From the first line of the data below through the line holding "0=Off (No calculation)\\", output each line exactly and leave the pictures out.
>> Begin Information supplied
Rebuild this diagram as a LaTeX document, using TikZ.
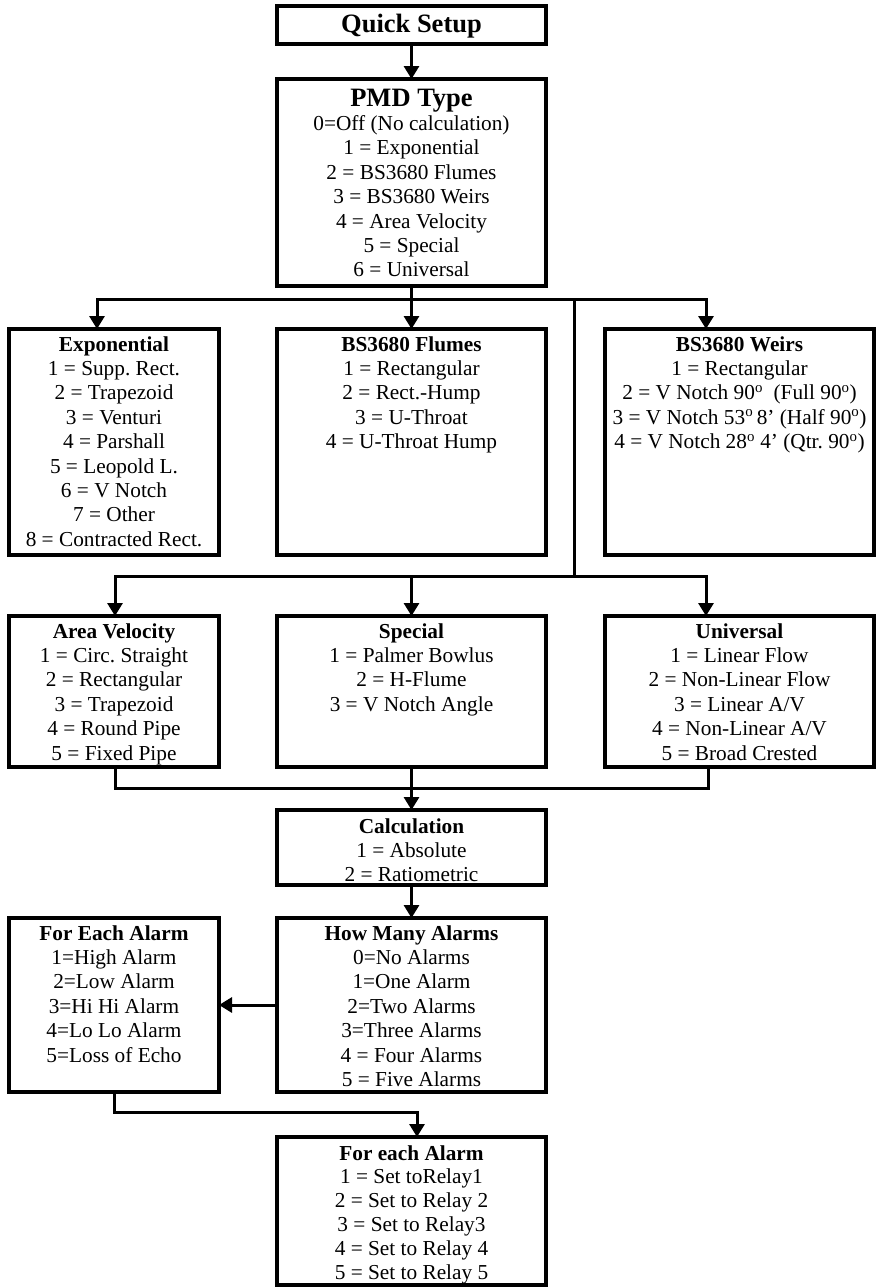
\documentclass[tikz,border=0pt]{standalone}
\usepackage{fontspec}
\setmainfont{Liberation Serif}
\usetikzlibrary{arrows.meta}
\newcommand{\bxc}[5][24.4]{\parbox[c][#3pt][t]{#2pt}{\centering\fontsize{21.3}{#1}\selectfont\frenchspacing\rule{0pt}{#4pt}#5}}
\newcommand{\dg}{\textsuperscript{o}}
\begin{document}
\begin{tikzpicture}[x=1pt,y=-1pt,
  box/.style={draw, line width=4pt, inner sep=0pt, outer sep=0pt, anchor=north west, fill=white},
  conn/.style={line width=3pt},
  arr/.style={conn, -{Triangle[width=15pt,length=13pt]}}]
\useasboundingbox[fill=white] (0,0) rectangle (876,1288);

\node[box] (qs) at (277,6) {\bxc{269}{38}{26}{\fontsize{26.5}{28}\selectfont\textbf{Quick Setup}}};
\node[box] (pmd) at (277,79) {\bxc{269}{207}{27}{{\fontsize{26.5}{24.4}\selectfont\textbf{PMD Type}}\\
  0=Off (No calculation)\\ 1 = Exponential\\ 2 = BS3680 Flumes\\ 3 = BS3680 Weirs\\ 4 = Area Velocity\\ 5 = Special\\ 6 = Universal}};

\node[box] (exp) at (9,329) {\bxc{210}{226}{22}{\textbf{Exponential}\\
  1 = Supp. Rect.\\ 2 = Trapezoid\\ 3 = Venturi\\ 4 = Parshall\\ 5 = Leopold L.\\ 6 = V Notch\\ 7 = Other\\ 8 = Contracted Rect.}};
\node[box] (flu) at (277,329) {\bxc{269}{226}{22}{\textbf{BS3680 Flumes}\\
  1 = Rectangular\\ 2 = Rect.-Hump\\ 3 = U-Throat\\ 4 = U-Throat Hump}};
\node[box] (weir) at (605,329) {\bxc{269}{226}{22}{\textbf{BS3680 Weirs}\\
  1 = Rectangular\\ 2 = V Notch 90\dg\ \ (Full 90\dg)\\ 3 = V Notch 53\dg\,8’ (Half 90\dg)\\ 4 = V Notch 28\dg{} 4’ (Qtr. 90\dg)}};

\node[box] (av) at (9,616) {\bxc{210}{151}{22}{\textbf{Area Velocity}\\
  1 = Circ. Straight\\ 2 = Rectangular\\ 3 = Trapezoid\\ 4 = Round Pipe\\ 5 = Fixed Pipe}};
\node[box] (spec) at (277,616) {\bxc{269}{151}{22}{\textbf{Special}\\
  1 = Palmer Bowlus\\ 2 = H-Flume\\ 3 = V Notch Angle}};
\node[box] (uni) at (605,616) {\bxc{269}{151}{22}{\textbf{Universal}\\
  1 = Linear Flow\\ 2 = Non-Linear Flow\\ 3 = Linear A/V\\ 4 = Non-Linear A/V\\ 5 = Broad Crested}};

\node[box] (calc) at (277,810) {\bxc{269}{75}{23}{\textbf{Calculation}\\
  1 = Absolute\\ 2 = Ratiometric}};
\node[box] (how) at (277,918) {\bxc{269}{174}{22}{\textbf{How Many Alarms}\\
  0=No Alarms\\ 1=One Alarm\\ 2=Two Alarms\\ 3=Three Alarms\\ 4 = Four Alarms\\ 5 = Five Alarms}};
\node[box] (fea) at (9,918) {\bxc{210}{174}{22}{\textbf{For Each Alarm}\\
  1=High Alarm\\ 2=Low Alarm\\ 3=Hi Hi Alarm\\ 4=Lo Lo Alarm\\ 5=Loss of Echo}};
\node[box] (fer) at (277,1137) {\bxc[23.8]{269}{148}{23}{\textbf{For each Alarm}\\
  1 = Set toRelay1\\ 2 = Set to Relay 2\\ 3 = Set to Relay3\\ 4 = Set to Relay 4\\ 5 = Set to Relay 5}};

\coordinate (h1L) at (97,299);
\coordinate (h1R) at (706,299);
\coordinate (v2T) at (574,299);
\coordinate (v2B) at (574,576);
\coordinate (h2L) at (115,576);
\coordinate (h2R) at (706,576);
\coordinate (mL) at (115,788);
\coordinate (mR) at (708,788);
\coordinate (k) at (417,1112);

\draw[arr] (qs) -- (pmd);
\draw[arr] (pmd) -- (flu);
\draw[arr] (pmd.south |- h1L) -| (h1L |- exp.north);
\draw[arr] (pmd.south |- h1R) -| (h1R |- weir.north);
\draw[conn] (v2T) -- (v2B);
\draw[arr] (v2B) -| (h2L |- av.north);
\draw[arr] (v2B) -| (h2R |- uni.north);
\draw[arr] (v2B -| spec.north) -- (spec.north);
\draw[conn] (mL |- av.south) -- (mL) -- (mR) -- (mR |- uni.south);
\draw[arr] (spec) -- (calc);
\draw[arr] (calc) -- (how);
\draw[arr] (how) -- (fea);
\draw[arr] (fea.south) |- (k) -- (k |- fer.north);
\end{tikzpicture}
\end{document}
>> End Information supplied
Result for this task
Rebuild this diagram as a LaTeX document, using TikZ.
\documentclass[tikz,border=0pt]{standalone}
\usepackage{fontspec}
\setmainfont{Liberation Serif}
\usetikzlibrary{arrows.meta}
\newcommand{\bxc}[5][24.4]{\parbox[c][#3pt][t]{#2pt}{\centering\fontsize{21.3}{#1}\selectfont\frenchspacing\rule{0pt}{#4pt}#5}}
\newcommand{\dg}{\textsuperscript{o}}
\begin{document}
\begin{tikzpicture}[x=1pt,y=-1pt,
  box/.style={draw, line width=4pt, inner sep=0pt, outer sep=0pt, anchor=north west, fill=white},
  conn/.style={line width=3pt},
  arr/.style={conn, -{Triangle[width=15pt,length=13pt]}}]
\useasboundingbox[fill=white] (0,0) rectangle (876,1288);

\node[box] (qs) at (277,6) {\bxc{269}{38}{26}{\fontsize{26.5}{28}\selectfont\textbf{Quick Setup}}};
\node[box] (pmd) at (277,79) {\bxc{269}{207}{27}{{\fontsize{26.5}{24.4}\selectfont\textbf{PMD Type}}\\
  0=Off (No calculation)\\ 1 = Exponential\\ 2 = BS3680 Flumes\\ 3 = BS3680 Weirs\\ 4 = Area Velocity\\ 5 = Special\\ 6 = Universal}};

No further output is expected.